Monday, 24 June 2013

Philosophically Thinking

Was cutting the rope the best solution from the clip we have watched?
                I have two sides in answering this question.
                First was through the concept of consequentialism. According to my understanding, from what I have read regarding the information of consequentialist theory, in any situation, the morally right thing to do is whatever will have the best consequences. I noticed on the clip that deciding what to do with that particular situation was hardly unthinkable. This wasn’t just give and take routine or maybe does what they have told you to do so. Honestly putting myself there, I barely breathe. In fact, the people involved were some of the members of your family.  It was a heart pounding moment of their lives. Never expecting that to happened, the feeling was even worse. Even when the father shouted at them to cut the rope because the father thought cutting the rope is the only possible way in order to save his son and daughter’s life. But wait, the daughter disagreed; she kept on shouting back that no way that could happen. On the other side of her mind, maybe what she is trying to convey is that her life would somehow be useless without his father.              
                What’s keeping me from writing right now is when my mind continually repeats that ever frightening occurrence as if it happened to me. It turned out that the hardest decision made was on the hand of the one holding the knife where the idea of consequentialism enters. The son being not aware happens to be the one holding the “fate” of them. A fate that ignorantly holds them back from doing the right thing in contrast with the good thing. It’s a matter of fortune. It’s like getting the reward or letting it go. It tackles about the greatest good for the greatest number of people. And I think that’s what the whereabouts wanted to tell to the watchers; not in every perspective it pleases the one involved and there are things that’s not got to hold too long. Sometimes, we can’t avoid but to accept the reality that there are things and people vanish around us without knowing that they’ll never come back anymore. Maybe, it’s for the best. One more thing, based on the consequentialism , it definitely agrees that letting one human die for the sake of two is the greatest action. Amidst of what we shall do or what we ought to do, we always have our choice.
                Secondly, I want to impart that this situation again also relates on the theory of divine command. This is what I love the most, sharing my thoughts when it comes to God and everything about Him. It says there that what is right is whatever God commands. There are two interpretations heeding this kind of ethics. One, something is right because God commands it. Two, God commands it because something is right. I have this doubt with the first statement. That’s why I will only give my side with regards to the second one.

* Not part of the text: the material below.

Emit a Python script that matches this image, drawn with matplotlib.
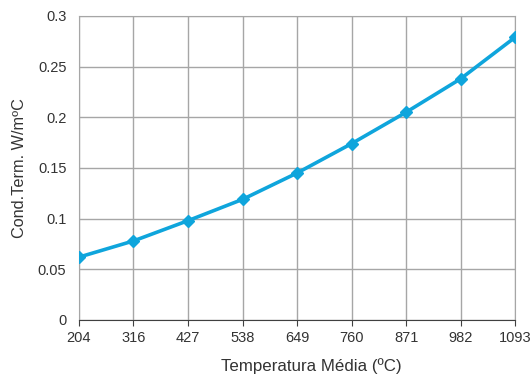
import numpy as np
from matplotlib import pyplot as plt

temps = ['204', '316', '427', '538', '649', '760', '871', '982', '1093']
cond = [0.062, 0.078, 0.098, 0.119, 0.145, 0.174, 0.205, 0.238, 0.279]

plt.rcParams['font.family'] = ['Liberation Sans', 'DejaVu Sans']

fig = plt.figure(figsize=(5.3, 3.8), dpi=100)
ax = fig.add_axes([0.149, 0.158, 0.823, 0.8])

x = np.arange(len(temps))
ax.plot(x, cond, color='#0fa5dc', lw=2.6, marker='D', ms=6, zorder=3)

ax.set_xlim(0, len(temps) - 1)
ax.set_ylim(0, 0.3)
ax.set_xticks(x)
ax.set_xticklabels(temps)
ax.set_yticks(np.arange(0, 0.31, 0.05))
ax.set_yticklabels(['0', '0.05', '0.1', '0.15', '0.2', '0.25', '0.3'])

ax.grid(True, color='#a6a6a6', lw=1)
for side in ['top', 'right', 'left']:
    ax.spines[side].set_color('#a6a6a6')
ax.spines['bottom'].set_color('#404040')
ax.tick_params(axis='x', direction='out', length=4, color='#404040', labelsize=10.5, labelcolor='#333333', pad=4)
ax.tick_params(axis='y', length=0, labelsize=10.5, labelcolor='#333333', pad=9)

ax.set_xlabel('Temperatura Média (ºC)', fontsize=12.2, color='#333333')
ax.xaxis.set_label_coords(0.532, -0.125)
ax.set_ylabel('Cond.Term. W/mºC', fontsize=11.7, color='#333333', labelpad=8)

fig.savefig('out.png')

                Every single thing, scripture and what the Bible says is right, no need of justifications merely faith is what it takes for me. That’s what I believe in. It took me for a while to enunciate the phenomenon. They tried hardly enough to save their own lives, did these possible avenues but in the end they’ve got nothing. They ended up surrendering one life. Yes, I am concluding that God is sending a message for these people. And through that experience with their nerves shake, somewhere deep in their minds processed what God is trying to say. I’m assuring you know it. You just have to think of it, give it a rest and let the morality sinks in. God commanded the right workmanship for them to learn of the things they have to let go; to response for the claim and plans God made for them. If destiny acted upon on it, God took it to the limit!